Entry 2

Otis, my repentant dog
Otis, my repentant dog

I sometimes wonder if our dog Otis is enjoying his life. He certainly seems a bit repentant for a dog, which might be explained by the Catholic atmosphere on my father’s toy farm, where he was born in the stable. (The scene was three wise men short of a Nativity.) I liked Otis on sight, and always imagined he was built for life in the London fast lane, where dogs sometimes enjoy lives of unparalleled glamour and adventure. But Otis is not like other London dogs: He stares at the wall, he’s frightened of the rubbish collectors, and he tends to mope around the garden like a teenager who has read too much Kierkegaard. I think our dog has issues, and I’m wondering, not for the first time, if the Americans have invented dog-Prozac yet.

This morning, Otis was outside barking at a blade of grass when the telephone rang. It was an Australian newspaper journalist calling to interview me about my new novel. “The critics down under are loving Personality,” said the woman cheerily. “Are you coming to see us?”

“Yes,” I said. “In two weeks. I’m reading in Melbourne and Sydney.”

“Smashing,” she said. Then her Australian-ness kicked in to a quite wonderful degree. “Yeh. But they’re only being nice to the book because your last one was short-listed for the Booker Prize.”


“Oh yeh. And because you’ve written about modern celebrity, right? Everybody’s interested in American Idol. That’s the only reason they’re talking about your book.” She cackled into the phone and puffed some Australian cheroot. “You were one of Granta’s Best of Young British Writers, yeh?”

“I was pleased to be inclu …”

“Yeh, well. It’s every decade, right? The list is nowhere near as good as it was 10 years ago. Not a chance. It’s no way as good as that. And the one before that was even better. There isn’t much good stuff around just now.”

And so it went. I’ve noticed this before: Many arts journalists hate the arts, or at least they allow a suspicion to percolate inside their minds about the terrible uselessness of the arts in the great world order. Maybe this comes from having to spend too many sad mornings in conference with editors who wish they’d just shut up. In any event, the interview seemed to go well, and after a while the woman began to tell me she was gripped by the story and felt that it was really the story of her own childhood.

Here’s another theory: Most arts journalists assigned to write about books nowadays only get excited when there’s some extra-literary matter to get their motor going. The greatest of these incitements to interest is The Movie Deal. “The rumor is you’ve already sold the film rights,” said Ms. Australia.

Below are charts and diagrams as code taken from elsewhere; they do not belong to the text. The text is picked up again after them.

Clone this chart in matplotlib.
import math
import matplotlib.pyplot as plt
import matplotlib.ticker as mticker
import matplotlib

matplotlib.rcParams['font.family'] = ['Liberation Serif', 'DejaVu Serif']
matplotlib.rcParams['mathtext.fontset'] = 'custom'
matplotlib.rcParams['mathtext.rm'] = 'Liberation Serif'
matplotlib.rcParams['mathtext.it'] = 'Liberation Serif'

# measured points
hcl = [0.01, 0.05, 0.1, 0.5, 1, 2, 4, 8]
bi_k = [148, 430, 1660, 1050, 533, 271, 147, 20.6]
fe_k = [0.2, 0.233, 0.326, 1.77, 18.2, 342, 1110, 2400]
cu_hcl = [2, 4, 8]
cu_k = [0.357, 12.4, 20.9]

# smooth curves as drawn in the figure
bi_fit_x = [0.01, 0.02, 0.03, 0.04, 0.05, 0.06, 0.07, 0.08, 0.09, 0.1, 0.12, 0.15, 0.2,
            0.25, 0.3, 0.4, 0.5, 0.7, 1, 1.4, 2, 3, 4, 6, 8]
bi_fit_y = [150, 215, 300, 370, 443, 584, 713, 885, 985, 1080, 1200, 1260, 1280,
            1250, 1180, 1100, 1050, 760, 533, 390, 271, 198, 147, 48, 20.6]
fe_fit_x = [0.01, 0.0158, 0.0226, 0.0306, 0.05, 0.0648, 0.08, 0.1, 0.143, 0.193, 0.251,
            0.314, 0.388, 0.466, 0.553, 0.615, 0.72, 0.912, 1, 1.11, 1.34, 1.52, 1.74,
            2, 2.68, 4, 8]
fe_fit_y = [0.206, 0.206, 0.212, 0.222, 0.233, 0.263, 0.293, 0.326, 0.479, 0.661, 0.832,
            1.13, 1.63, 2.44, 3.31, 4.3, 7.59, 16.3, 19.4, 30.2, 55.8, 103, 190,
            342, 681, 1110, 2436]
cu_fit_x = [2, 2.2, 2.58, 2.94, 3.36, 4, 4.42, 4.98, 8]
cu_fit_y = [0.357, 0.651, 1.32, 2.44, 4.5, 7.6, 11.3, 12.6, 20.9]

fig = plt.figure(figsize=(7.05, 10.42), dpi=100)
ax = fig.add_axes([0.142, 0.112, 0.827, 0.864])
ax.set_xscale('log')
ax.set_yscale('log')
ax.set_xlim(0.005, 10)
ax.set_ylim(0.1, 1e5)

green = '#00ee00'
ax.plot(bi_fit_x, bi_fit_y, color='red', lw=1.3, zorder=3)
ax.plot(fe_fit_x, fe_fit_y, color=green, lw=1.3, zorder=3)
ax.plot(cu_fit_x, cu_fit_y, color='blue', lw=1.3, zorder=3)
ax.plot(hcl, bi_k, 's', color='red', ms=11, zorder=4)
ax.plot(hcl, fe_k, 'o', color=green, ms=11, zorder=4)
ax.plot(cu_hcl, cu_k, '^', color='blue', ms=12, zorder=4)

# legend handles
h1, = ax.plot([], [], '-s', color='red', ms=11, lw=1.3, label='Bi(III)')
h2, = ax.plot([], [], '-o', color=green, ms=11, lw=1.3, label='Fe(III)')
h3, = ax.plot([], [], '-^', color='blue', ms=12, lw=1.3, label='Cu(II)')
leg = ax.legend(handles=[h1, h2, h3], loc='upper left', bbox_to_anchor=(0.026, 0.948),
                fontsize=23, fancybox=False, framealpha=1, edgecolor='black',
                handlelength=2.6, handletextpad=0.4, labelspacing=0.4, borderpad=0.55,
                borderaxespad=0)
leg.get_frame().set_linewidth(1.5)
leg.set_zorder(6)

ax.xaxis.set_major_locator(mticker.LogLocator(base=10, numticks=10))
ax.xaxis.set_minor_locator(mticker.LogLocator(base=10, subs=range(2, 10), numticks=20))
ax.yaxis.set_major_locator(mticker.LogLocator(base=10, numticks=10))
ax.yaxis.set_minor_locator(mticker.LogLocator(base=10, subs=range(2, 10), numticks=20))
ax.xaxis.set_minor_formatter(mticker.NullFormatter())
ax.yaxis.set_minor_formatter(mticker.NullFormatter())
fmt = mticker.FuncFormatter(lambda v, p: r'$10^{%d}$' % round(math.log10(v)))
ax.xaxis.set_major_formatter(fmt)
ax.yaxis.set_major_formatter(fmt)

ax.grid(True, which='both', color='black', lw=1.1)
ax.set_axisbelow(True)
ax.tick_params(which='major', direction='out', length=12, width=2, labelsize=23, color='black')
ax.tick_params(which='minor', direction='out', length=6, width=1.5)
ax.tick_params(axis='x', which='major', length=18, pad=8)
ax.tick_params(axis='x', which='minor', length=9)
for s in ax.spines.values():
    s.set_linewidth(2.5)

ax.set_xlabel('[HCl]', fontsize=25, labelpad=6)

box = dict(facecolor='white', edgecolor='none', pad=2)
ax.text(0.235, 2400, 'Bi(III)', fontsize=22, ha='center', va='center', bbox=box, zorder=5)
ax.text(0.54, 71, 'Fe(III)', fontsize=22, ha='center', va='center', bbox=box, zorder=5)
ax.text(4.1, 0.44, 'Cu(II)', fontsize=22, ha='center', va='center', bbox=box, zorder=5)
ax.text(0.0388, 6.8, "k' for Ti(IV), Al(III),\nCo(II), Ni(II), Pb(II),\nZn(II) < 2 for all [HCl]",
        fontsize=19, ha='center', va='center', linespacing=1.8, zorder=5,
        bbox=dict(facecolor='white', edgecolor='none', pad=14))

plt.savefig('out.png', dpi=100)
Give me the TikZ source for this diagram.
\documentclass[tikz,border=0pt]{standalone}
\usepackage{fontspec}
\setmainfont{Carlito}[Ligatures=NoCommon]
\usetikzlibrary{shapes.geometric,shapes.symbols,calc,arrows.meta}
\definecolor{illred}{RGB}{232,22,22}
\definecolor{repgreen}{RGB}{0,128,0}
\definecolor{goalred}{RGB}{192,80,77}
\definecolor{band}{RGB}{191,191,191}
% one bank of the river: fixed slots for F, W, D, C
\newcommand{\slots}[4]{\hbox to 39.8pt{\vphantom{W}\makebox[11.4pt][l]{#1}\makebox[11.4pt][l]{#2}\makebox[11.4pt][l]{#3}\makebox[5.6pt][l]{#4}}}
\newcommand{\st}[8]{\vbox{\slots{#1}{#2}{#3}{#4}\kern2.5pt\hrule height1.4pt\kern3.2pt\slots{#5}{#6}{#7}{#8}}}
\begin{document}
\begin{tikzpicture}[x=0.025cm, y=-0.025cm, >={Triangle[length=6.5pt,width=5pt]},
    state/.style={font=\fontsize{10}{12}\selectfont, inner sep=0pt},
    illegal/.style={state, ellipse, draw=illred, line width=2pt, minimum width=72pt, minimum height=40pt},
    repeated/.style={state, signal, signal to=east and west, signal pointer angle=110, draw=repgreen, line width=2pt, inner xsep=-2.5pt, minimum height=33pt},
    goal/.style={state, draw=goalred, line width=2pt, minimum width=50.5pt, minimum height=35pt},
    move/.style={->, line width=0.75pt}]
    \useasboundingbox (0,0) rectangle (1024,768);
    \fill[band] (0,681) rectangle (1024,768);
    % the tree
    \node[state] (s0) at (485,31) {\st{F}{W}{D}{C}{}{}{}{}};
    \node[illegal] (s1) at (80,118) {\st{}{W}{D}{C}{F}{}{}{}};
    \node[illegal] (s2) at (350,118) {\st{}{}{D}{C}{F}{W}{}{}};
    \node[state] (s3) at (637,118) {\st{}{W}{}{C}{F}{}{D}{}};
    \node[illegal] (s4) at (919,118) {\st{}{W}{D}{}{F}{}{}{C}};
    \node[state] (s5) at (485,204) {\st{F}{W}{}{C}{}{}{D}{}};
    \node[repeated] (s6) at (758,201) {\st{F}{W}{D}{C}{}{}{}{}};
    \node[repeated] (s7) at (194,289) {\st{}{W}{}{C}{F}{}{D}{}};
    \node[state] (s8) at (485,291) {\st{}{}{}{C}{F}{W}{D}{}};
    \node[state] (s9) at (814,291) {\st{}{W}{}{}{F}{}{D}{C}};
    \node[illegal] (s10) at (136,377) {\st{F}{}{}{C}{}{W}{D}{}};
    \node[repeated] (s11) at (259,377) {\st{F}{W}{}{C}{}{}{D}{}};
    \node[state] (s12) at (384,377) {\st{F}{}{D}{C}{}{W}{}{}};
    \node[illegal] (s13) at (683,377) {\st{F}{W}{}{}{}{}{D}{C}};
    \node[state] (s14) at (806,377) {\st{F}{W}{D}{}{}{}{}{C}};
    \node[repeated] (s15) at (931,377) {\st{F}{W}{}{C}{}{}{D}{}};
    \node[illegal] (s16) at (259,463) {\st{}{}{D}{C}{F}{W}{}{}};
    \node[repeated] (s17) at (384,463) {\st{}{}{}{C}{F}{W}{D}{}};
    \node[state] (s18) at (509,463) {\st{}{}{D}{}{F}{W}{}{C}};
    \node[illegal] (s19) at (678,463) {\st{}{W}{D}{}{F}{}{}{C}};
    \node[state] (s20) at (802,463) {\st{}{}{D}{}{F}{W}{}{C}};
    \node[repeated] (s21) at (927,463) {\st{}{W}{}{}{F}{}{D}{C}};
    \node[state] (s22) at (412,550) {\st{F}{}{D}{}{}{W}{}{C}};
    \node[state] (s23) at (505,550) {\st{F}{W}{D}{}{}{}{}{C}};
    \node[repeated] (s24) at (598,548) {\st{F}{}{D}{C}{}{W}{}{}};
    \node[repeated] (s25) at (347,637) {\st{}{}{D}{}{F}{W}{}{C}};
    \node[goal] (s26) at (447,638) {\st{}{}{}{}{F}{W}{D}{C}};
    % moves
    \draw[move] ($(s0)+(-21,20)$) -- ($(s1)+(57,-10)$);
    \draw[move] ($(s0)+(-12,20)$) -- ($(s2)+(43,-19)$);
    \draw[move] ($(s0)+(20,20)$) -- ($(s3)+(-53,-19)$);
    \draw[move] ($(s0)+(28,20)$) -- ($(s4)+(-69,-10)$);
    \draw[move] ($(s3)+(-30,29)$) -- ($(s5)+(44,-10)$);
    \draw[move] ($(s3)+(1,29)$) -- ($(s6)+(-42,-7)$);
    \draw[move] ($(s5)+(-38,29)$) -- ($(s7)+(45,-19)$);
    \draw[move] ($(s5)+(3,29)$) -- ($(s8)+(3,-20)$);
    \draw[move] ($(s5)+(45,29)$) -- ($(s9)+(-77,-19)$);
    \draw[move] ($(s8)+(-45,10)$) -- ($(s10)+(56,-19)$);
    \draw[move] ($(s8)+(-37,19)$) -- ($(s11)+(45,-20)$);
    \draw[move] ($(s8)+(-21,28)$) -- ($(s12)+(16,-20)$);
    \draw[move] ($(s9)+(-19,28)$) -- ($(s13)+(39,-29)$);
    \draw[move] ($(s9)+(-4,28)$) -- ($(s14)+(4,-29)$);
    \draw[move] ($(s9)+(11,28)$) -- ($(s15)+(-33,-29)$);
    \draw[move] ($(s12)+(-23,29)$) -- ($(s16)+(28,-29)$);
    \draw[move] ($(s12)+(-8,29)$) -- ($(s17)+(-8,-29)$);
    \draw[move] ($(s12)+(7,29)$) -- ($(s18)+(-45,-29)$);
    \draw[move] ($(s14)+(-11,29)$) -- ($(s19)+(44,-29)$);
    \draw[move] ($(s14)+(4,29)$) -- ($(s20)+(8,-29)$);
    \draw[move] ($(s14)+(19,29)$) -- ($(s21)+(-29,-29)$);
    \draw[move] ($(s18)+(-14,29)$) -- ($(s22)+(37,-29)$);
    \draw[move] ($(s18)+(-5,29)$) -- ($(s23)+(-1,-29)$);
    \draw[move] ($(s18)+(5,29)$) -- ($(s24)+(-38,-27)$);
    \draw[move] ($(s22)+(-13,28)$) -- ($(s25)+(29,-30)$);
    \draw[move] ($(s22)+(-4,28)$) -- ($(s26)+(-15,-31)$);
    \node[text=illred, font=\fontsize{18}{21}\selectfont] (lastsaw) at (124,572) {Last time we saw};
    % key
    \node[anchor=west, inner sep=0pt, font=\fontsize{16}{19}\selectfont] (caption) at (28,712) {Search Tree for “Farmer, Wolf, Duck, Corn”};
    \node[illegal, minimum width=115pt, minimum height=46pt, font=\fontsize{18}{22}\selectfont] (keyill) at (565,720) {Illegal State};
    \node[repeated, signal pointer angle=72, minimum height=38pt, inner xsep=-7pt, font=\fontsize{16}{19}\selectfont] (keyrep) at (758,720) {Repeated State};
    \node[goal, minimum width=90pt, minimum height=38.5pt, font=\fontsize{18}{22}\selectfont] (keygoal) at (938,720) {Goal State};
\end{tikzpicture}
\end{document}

“Yes,” I said, “but there’s a long way to go …”

“Whose gonna play the mother? I think it should be Emily Watson. No, wait a minute. Catherine Zeta-Jones.”

“Well, the producers are speaking to people …”

“They’re speaking to Catherine Zeta-Jones!”

Let’s pause for a second. Now, it seems to me that even the dumbest writers begin to hear a headline coming after a little experience, after one or two spirited engagements on the journalistic field of play. He or she begins to know that the next sentence to come out of his mouth (if he’s not careful) will be the headline.

“It’s really too early to say,” I dodged.

“Come on! It’s Catherine.”

“No it’s not,” I said. “I’m sure she’s not even seen the novel and has no immediate ambitions to play a neurotic Scottish chip-shop owner.”

I thought this would end it, but—you begin to see?—who the hell would talk to a writer about books when there’s a way out? The great number two of the can-we-get-this-off-the-literary-pages questions quickly follows: “Is your central character based on anybody real?”

British newspapers, it must be said, are obsessed with this sort of thing; they love and deplore the idea that nothing in contemporary fiction is actually invented. Americans are very cool about seeing the parameters of fiction and nonfiction as being rather fluid— thus Don DeLillo’s Libra, Joyce Carol Oates’ Blonde—but British culture is hysterical about who owns life’s materials and what you might call the ethics of creativity.

“I was inspired to write the novel by the story of a young singer who came to public attention in the 1970s, a little Scottish-Italian girl called Lena Zavaroni.”

“She died, right?”

“Yes. She disappeared into fame, then she died. Elements of her life, along with the lives of other people, affected what I set out to write. But my book is made of surprises.”

The journalist had a hook and was excited, I’m sure, that she wouldn’t have to write about language or form or tradition or any of the other guff that makes a novel a novel.

Liza and David in the Daily Mail
Liza and David in the Daily Mail

Meanwhile, Otis the dog was howling at a butterfly passing the study windows. I tried to cheer him up by showing him a stray copy of the Daily Mail, a British publication for people who don’t like people. Today, the Daily Mail carries a story about poor Liza Minnelli and that nice-looking husband of hers, David Gest. Turns out he wasn’t nice to her dog. “Otis,” I said. “He wasn’t nice to the dog, a little cairn terrier.”

Otis just shook his head and sat there. “Just who’s the sick one around here?” his eyes seemed to say.